Perhaps the biggest obstacle is just data—language spoken as part of a formal experiment simply isn’t representative of most of the factors that go into private language use. And explaining communication at least as hard as explaining human intelligence—likely more complicated because of network effects. Again, it depends on our definition of “explain”
Data seems like an insurmountable barrier…except for large social media companies that wish to study their users. Data on a single platform is still usually not rich enough to understand real coordination, but it is certainly more informative than laboratory conditions. Needless to say such use of data would lead to a publicly outcry now. That is why it is happening behind closed doors and stringently guarded, with plenty of descriptions of side-projects that justify it, e.g. Fake News Detection. I would be willing to wager that 30 years from now using private data on a platform to study the human psyche will be viewed as at most a “necessary evil” as long as “proper privacy protocols are followed.”
What will we do when all the real understanding of language has been monopolized by individual companies with no desire to create and share a general theory? The time to act was 70 years ago at the dawn of AI, to understand that communication would be a tricky and sensitive notion, because it is the coordination of hidden representations in the brain, representations that are essentially our thoughts and identities. Current ethical discourse suggests we should shutdown anything too sensitive as privacy infringement and largely revolved around what is “too dangerous to study”. I cannot, in good faith, accept this line. If we want a universe where we have an understanding of the technologies of manipulation, the way to do it is to make a public science of the social games people play.
In 2020 this has become an especially sensitive topic, as people’s words are increasingly weaponized against them in culture wars.

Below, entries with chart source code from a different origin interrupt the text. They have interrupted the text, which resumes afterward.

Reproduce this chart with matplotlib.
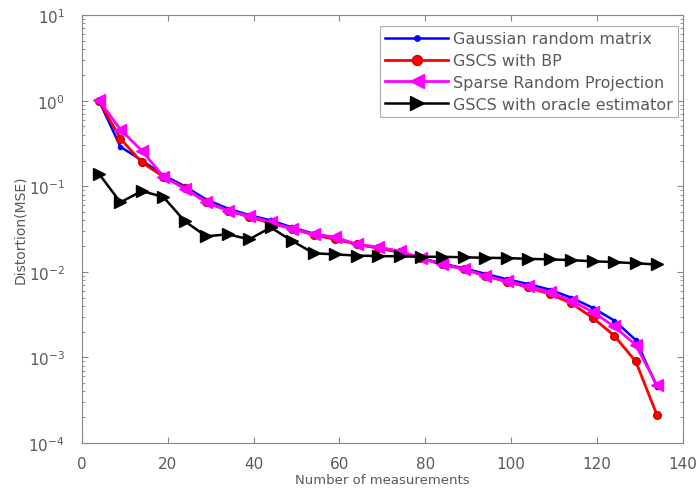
#!/usr/bin/env python3
"""Distortion (MSE) versus number of measurements for four sensing schemes."""
import matplotlib
matplotlib.use("Agg")
import matplotlib.pyplot as plt
from matplotlib.ticker import LogLocator, NullFormatter

plt.rcParams["font.family"] = ["DejaVu Sans"]

# number of measurements
measurements = [4, 9, 14, 19, 24, 29, 34, 39, 44, 49, 54, 59, 64, 69,
                74, 79, 84, 89, 94, 99, 104, 109, 114, 119, 124, 129, 134]

gaussian = [1.0, 0.29, 0.20, 0.135, 0.10, 0.07, 0.055, 0.046, 0.040, 0.033,
            0.028, 0.025, 0.021, 0.019, 0.017, 0.0145, 0.0125, 0.011, 0.0095,
            0.0082, 0.0072, 0.0062, 0.0050, 0.0038, 0.0027, 0.0016, 0.00045]

gscs_bp = [1.0, 0.36, 0.19, 0.13, 0.095, 0.065, 0.052, 0.044, 0.037, 0.032,
           0.027, 0.024, 0.021, 0.019, 0.017, 0.0145, 0.0122, 0.0108, 0.0090,
           0.0077, 0.0066, 0.0055, 0.0043, 0.0029, 0.0018, 0.0009, 0.00021]

sparse_rp = [1.02, 0.46, 0.26, 0.13, 0.094, 0.066, 0.052, 0.045, 0.038, 0.032,
             0.0275, 0.0255, 0.021, 0.0195, 0.0175, 0.0145, 0.0122, 0.0108,
             0.0089, 0.0078, 0.0068, 0.0058, 0.0046, 0.0034, 0.0023, 0.0014,
             0.00047]

oracle = [0.14, 0.065, 0.088, 0.075, 0.039, 0.026, 0.0275, 0.024, 0.033, 0.023,
          0.0165, 0.016, 0.0155, 0.0153, 0.0152, 0.015, 0.015, 0.0148, 0.0146,
          0.0145, 0.0142, 0.014, 0.0137, 0.0133, 0.013, 0.0126, 0.0122]

labels = ["Gaussian random matrix", "GSCS with BP",
          "Sparse Random Projection", "GSCS with oracle estimator"]

TEXT = "#5a5a5a"

fig = plt.figure(figsize=(6.99, 4.89), dpi=100)
ax = fig.add_axes([0.117, 0.092, 0.86, 0.875])

ax.plot(measurements, gaussian, color="#0000ff", lw=1.8, marker=".", ms=6,
        label=labels[0])
ax.plot(measurements, gscs_bp, color="#ff0000", lw=2.0, marker="o", ms=5.5,
        mfc="#ff0000", mec="#cc0000", label=labels[1])
ax.plot(measurements, sparse_rp, color="#ff00ff", lw=2.0, marker="<", ms=8,
        label=labels[2])
ax.plot(measurements, oracle, color="black", lw=1.8, marker=">", ms=8,
        label=labels[3])

ax.set_yscale("log")
ax.set_xlim(0, 140)
ax.set_ylim(1e-4, 10)
ax.set_xticks(range(0, 141, 20))
ax.yaxis.set_minor_locator(LogLocator(base=10, subs=range(2, 10), numticks=20))
ax.yaxis.set_minor_formatter(NullFormatter())

ax.tick_params(which="both", direction="in", top=True, right=True,
               colors="#888888", labelcolor=TEXT, labelsize=11)
ax.tick_params(which="major", length=4)
ax.tick_params(which="minor", length=2)
ax.tick_params(axis="x", pad=9)
ax.tick_params(axis="y", pad=12)
for s in ax.spines.values():
    s.set_color("#888888")
    s.set_linewidth(0.8)

ax.set_xlabel("Number of measurements", fontsize=9.5, color=TEXT, labelpad=2)
ax.set_ylabel("Distortion(MSE)", fontsize=10, color=TEXT, labelpad=1)

leg = ax.legend(loc="upper right", bbox_to_anchor=(0.970, 0.945),
                bbox_transform=fig.transFigure, borderaxespad=0,
                fontsize=11.5, frameon=True, fancybox=False,
                handlelength=3.9, handletextpad=0.3, labelspacing=0.42,
                borderpad=0.35, markerscale=1.3)
leg.get_frame().set_edgecolor("#999999")
leg.get_frame().set_linewidth(0.8)
for t in leg.get_texts():
    t.set_color(TEXT)

fig.savefig("out.png", dpi=100)
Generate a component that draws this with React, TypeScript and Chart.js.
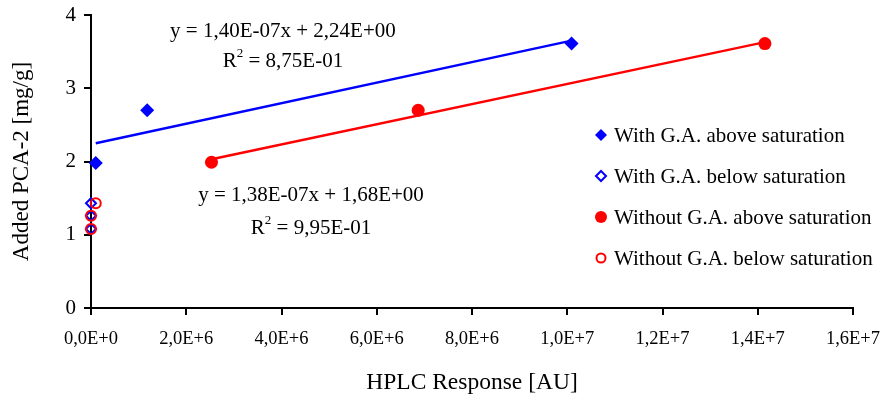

There has likely not been another time since the rise of the internet that people were less willing to have their words used for public study. I don’t claim to know what should be done, but it is precisely these kinds of Twitter dynamics where real social power is being brokered that needs neutral scientific study.
Perhaps this is the rise of the anonymous research group. Cryptocurrency fluctuates in value, but reproducible findings on public data can lay claim to some kind of fundamental value. Or perhaps the fragmentation and hoarding of power by groups that are well coordinated is now inevitable.
Regardless, I intend to attempt a public study of communication and most especially power dynamics. Status and power are essential elements of every conversation, and they inevitably determine the stances of interlocutors—yet they are completely irrelevant to literal meaning and are thus pushed to the secondary place of “flavoring” text rather than showing its interpretation. This couldn’t be more wrong. It is status that determines whether a joke is funny because it should be taken sarcastically or literally. It is power that determines what a person is willing to say and therefore the information entropy of their response, because if there is only one possible response no information has been transferred at all.
In the Information Age, power is becoming easier to quantify, because we can study quantifiable properties (e.g. followers) and effects (e.g. repeated themes in new messages of other users). If we do not have the data or the conceptual vocabulary to understand the dynamics of two friends chatting, then I suppose we will have to wait. But the time is ripe to understand the new sociality of the web, where the majority of socialization in the USA is taking place under lockdown. The game is to cultivate the in-group, but how do people know where the lines are and enforce them so efficiently?